April 27: Which Way Is the Front Line from Here? The Life and Time of Tim Hetherington (2013 -- Sebastian Junger)

★★
I found this documentary to be disappointing.  The great strength here is that we see lots of Tim Hetherington’s work, both video and stills, and the work is dynamic, personal, loving and warm.  Hetherington says early on that his interest is the humanity that survives in war, and we see this humanity in war photo after war photo and in the behind-the-scenes video we watch of Hetherington at work with his subjects.  He likes the people he photographs.

But Which Way Is the Front Line from Here? stumbles when Hetherington isn’t onscreen.  Junger intimates a different motivation for each different theater Hetherington works in.  He says that Hetherington  wants to show war by photographing its effects in Liberia, but he also says Hetherington is interested in the soldiers’ posturing to get keyed up.  Later, it’s male bonding that interests Hetherington in Afghanistan.  And in the six-year period the photographer stayed in Liberia after the war, his interest is……well, Junger doesn’t say at all.  We're not sure why Hetherington decided to leave Liberia, and we don't know why he wanted to go to Afganistan.  Which Way Is the Front Line from Here? moves from one idea about Hetherington’s work to another, leaving us with a series of touching, compelling moments, but it ultimately fails to give us a core to help us understand this artist who worked as a photojournalist.  In fact, it doesn’t even try.

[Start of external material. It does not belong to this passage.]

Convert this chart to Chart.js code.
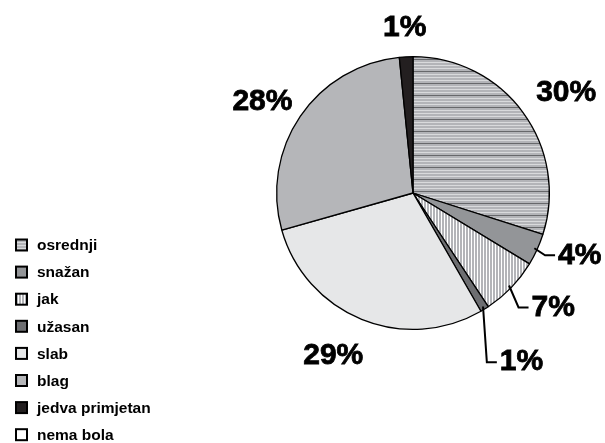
<!DOCTYPE html>
<html>
<head>
<meta charset="utf-8">
<script src="https://cdn.jsdelivr.net/npm/chart.js@4/dist/chart.umd.min.js"></script>
<style>
  html, body { margin: 0; padding: 0; background: #fff; }
  canvas { display: block; }
</style>
</head>
<body>
<canvas id="myChart" width="605" height="443"></canvas>
<script>
const categories = ['osrednji', 'snažan', 'jak', 'užasan', 'slab', 'blag', 'jedva primjetan', 'nema bola'];
const values     = [29.9, 3.8, 7.0, 1.0, 28.9, 27.8, 1.6, 0];
const pctLabels  = ['30%', '4%', '7%', '1%', '29%', '28%', '1%', '0%'];

// label placement: distance from centre and small angle shift (deg), leader line yes/no
const labelDist  = [183, 178, 181, 201, 181, 176, 165, 0];
const labelShift = [3, -4, -4.7, -1, 4, -3, 0, 0];
const leader     = [false, true, true, true, false, false, false, false];

function stripes(w, h, draw){
    const c = document.createElement('canvas');
    c.width = w; c.height = h;
    const g = c.getContext('2d');
    draw(g);
    return document.getElementById('myChart').getContext('2d').createPattern(c, 'repeat');
}

const horizPattern = stripes(4, 12, g => {
    g.fillStyle = '#b3b4b8';
    g.fillRect(0, 0, 4, 12);
    g.fillStyle = '#d9dadc';
    [2, 5, 8].forEach(y => g.fillRect(0, y, 4, 1));
    g.fillStyle = '#67686b';
    g.fillRect(0, 11, 4, 1);
});

const vertPattern = stripes(3, 4, g => {
    g.fillStyle = '#b3b4b8';
    g.fillRect(0, 0, 3, 4);
    g.fillStyle = '#ffffff';
    g.fillRect(0, 0, 1, 4);
});

const colors = [horizPattern, '#939598', vertPattern, '#6d6e71', '#e6e7e8', '#b5b6b9', '#231f20', '#ffffff'];

const FONT = '"Liberation Sans", Arial, sans-serif';

const pieLabels = {
    id: 'pieLabels',
    afterDatasetsDraw(chart){
        const ctx = chart.ctx;
        const meta = chart.getDatasetMeta(0);
        ctx.save();
        ctx.font = 'bold 30px ' + FONT;
        ctx.fillStyle = '#000';
        ctx.strokeStyle = '#000';
        ctx.textAlign = 'center';
        ctx.textBaseline = 'middle';
        meta.data.forEach((arc, i) => {
            if (!values[i]) return;
            const p = arc.getProps(['x', 'y', 'startAngle', 'endAngle', 'outerRadius'], true);
            const mid = (p.startAngle + p.endAngle) / 2;
            const a = mid + labelShift[i] * Math.PI / 180;
            const lx = p.x + Math.cos(a) * labelDist[i];
            const ly = p.y + Math.sin(a) * labelDist[i];
            ctx.lineWidth = 0.8;
            ctx.fillText(pctLabels[i], lx, ly);
            ctx.strokeText(pctLabels[i], lx, ly);
            if (leader[i]){
                const w = ctx.measureText(pctLabels[i]).width;
                const left = lx - w / 2;
                const sx = p.x + Math.cos(mid) * (p.outerRadius - 3);
                const sy = p.y + Math.sin(mid) * (p.outerRadius - 3);
                ctx.beginPath();
                ctx.lineWidth = 2;
                ctx.moveTo(sx, sy);
                ctx.lineTo(left - 13, ly);
                ctx.lineTo(left - 3, ly);
                ctx.stroke();
            }
        });
        ctx.restore();
    }
};

const sideLegend = {
    id: 'sideLegend',
    afterDraw(chart){
        const ctx = chart.ctx;
        const ds = chart.data.datasets[0];
        ctx.save();
        ctx.font = 'bold 15.5px ' + FONT;
        ctx.textBaseline = 'middle';
        ctx.textAlign = 'left';
        chart.data.labels.forEach((lab, i) => {
            const y = 245 + i * 27.1;
            ctx.fillStyle = ds.backgroundColor[i];
            ctx.fillRect(16, y - 5.5, 11, 11);
            ctx.lineWidth = 2;
            ctx.strokeStyle = '#000';
            ctx.strokeRect(16, y - 5.5, 11, 11);
            ctx.fillStyle = '#000';
            ctx.fillText(lab, 37, y + 1);
        });
        ctx.restore();
    }
};

const myChart = document.getElementById('myChart');
const pieChart = new Chart(myChart, {
    type: 'pie',
    data: {
        labels: categories,
        datasets: [{
            data: values,
            backgroundColor: colors,
            borderColor: '#000000',
            borderWidth: 1.3
        }]
    },
    options: {
        responsive: false,
        devicePixelRatio: 1,
        animation: false,
        layout: { padding: { left: 276, right: 55, top: 56, bottom: 113 } },
        plugins: {
            legend: { display: false },
            tooltip: { enabled: false }
        }
    },
    plugins: [pieLabels, sideLegend]
});
</script>
</body>
</html>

It’s hard to leave this film without an appreciation of Hetherington’s work since we get to enjoy so much of it.  However, as a documentary, Which Way Is the Front Line from Here? disappoints because we can’t learn more of the aesthetic behind Hetherington's work or of what motivated it.  The important takeaway from the film is that we lost a talented documentarian when Hetherington was killed in Libya, and that counts for something anyway.